Улыбаясь, взял он со стола красный футляр и открыл. Словно некая драгоценность, лежал стеклянный термометр на красном бархате футляра, в желобке, точно соответствовавшем его форме. Градусы были отмечены красными черточками, десятые – черными. Цифры тоже были красные, тонкий нижний конец градусника заполнен зеркально отсвечивающей ртутью. Холодный ртутный столбик стоял очень низко – гораздо ниже цифры нормального животного тепла.
Ганс Касторп знал, как должен вести себя человек, у которого есть самоуважение и чувство собственного достоинства.
– Я возьму вот этот, – заявил он, даже не взглянув на другой. – Этот, за пять. Разрешите сейчас же…

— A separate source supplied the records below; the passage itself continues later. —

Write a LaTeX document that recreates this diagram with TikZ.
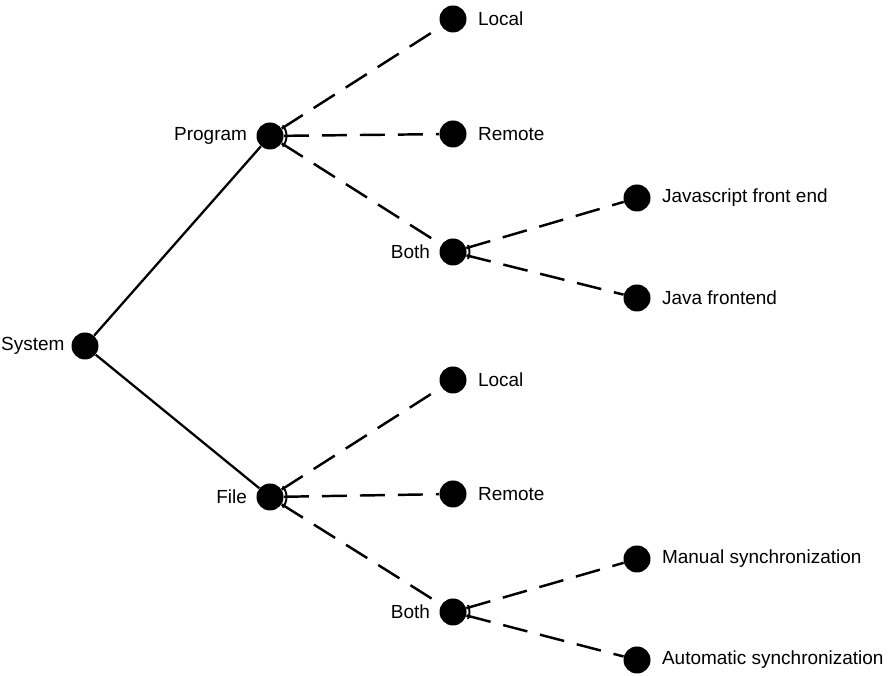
\documentclass[tikz,border=0pt]{standalone}
\usepackage{fontspec}
\setmainfont{Liberation Sans}
\usetikzlibrary{calc}

\tikzset{
  dot/.style={circle, fill=black, minimum size=0.54cm, inner sep=0pt},
  solidedge/.style={line width=1.3pt},
  optedge/.style={line width=1.4pt, dash pattern=on 0.5cm off 0.26cm},
  altarc/.style={line width=1.1pt}
}

\begin{document}
\begin{tikzpicture}[font=\fontsize{10.8}{13}\selectfont, label distance=0.1cm]
\useasboundingbox (0,0) rectangle (17.8,13.52);

% root and the two main branches
\node[dot, label={[label distance=0.01cm]left:System}] (sys) at (1.7,6.6) {};
\node[dot, label={[label distance=0.06cm]left:Program}] (prog) at (5.4,10.8) {};
\node[dot, label={[label distance=0.06cm]left:File}] (file) at (5.4,3.58) {};

% program branch
\node[dot, label=right:Local] (plocal) at (9.06,13.14) {};
\node[dot, label=right:Remote] (premote) at (9.06,10.84) {};
\node[dot, label={[label distance=0.06cm]left:Both}] (pboth) at (9.06,8.48) {};
\node[dot, label=right:Javascript front end] (js) at (12.74,9.56) {};
\node[dot, label=right:Java frontend] (java) at (12.74,7.56) {};

% file branch
\node[dot, label=right:Local] (flocal) at (9.06,5.92) {};
\node[dot, label=right:Remote] (fremote) at (9.06,3.64) {};
\node[dot, label={[label distance=0.06cm]left:Both}] (fboth) at (9.06,1.28) {};
\node[dot, label=right:Manual synchronization] (manual) at (12.74,2.34) {};
\node[dot, label=right:Automatic synchronization] (auto) at (12.74,0.32) {};

\draw[solidedge] (sys) -- (prog);
\draw[solidedge] (sys) -- (file);

\foreach \a/\b in {prog/plocal, prog/premote, prog/pboth, pboth/js, pboth/java,
                   file/flocal, file/fremote, file/fboth, fboth/manual, fboth/auto}
  \draw[optedge] (\a) -- (\b);

% alternative arcs
\foreach \n/\r in {prog/40, file/40, pboth/25, fboth/25}
  \draw[altarc] ($(\n.center)+(-\r:0.33)$) arc[start angle=-\r, end angle=\r, radius=0.33];
\end{tikzpicture}
\end{document}
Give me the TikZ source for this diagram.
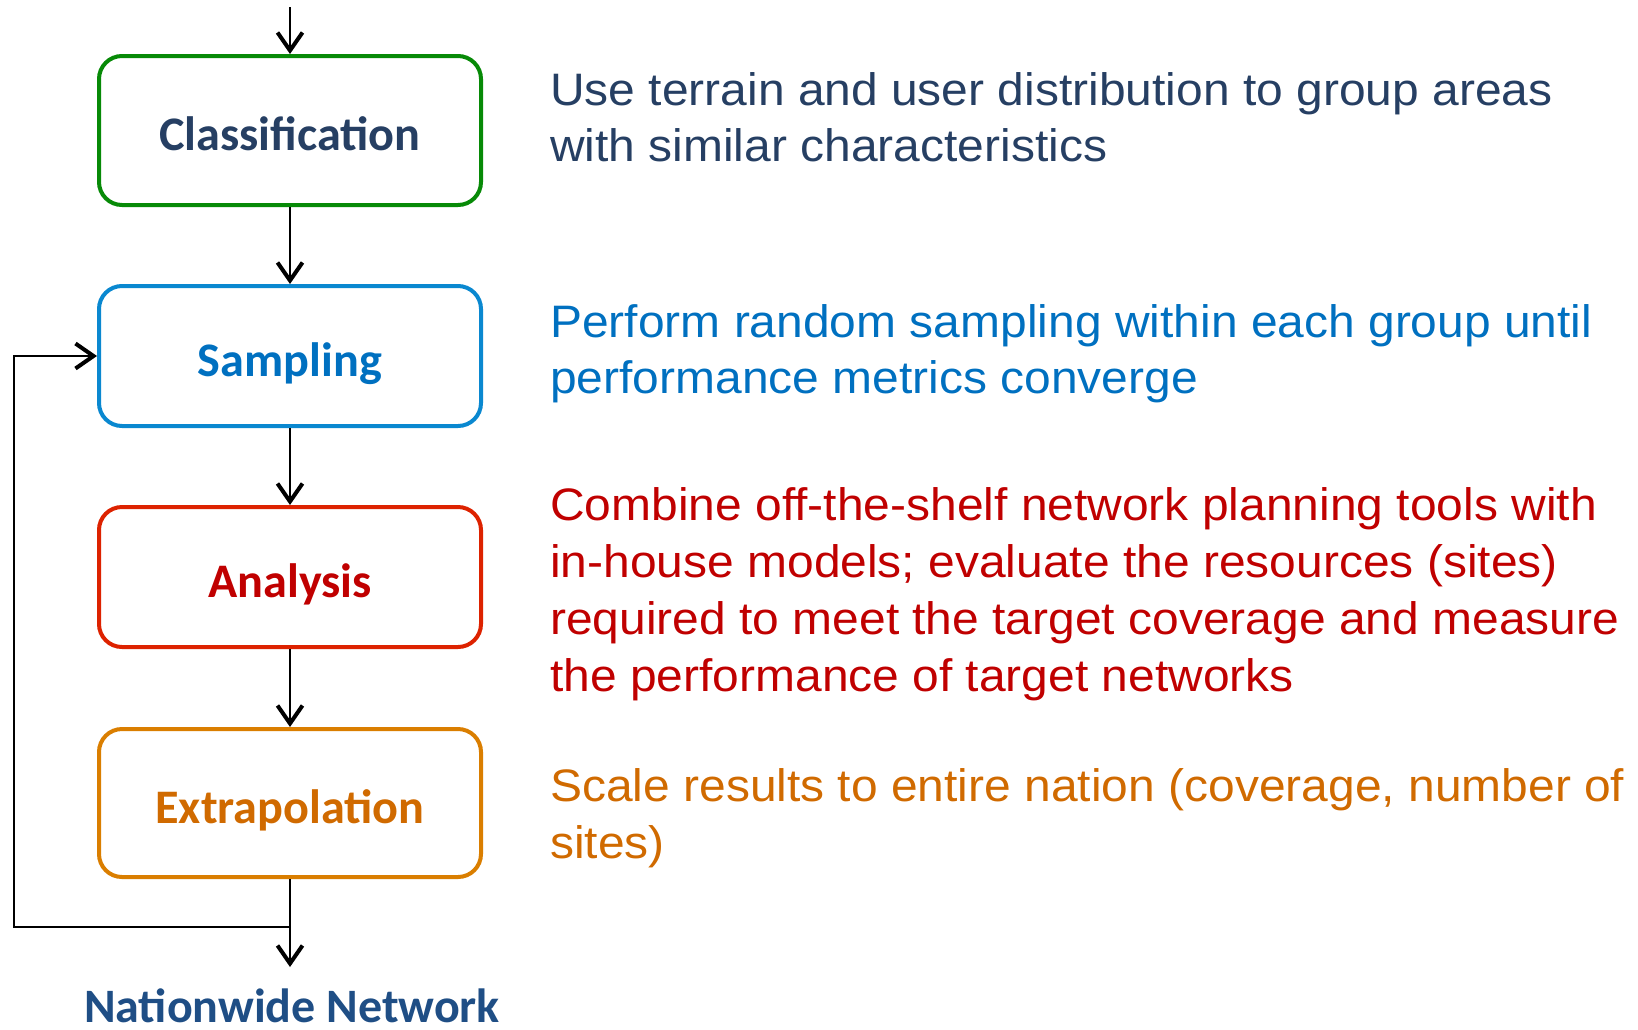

– Идет! – пискнула старшая сестра. – Когда покупаешь полезную вещь, жадничать нечего! Не спешите, поставим вам в счет. Давайте сюда, мы еще его спустим, совсем вниз загоним, вот. – И она взяла у него из рук градусник, несколько раз встряхнула, так что ртуть упала еще ниже, до цифры 35.
– Не беспокойтесь! Меркурий опять поднимется, опять полезет вверх, – сказала она. – Вот вам ваша покупка! Вы, наверно, знаете, как это у нас делается? Суете под ваш уважаемый язык, держите семь минут, четыре раза в день, покрепче сжимаете вашими драгоценными губами. До свидания, молодой человек! Желаю утешительных данных.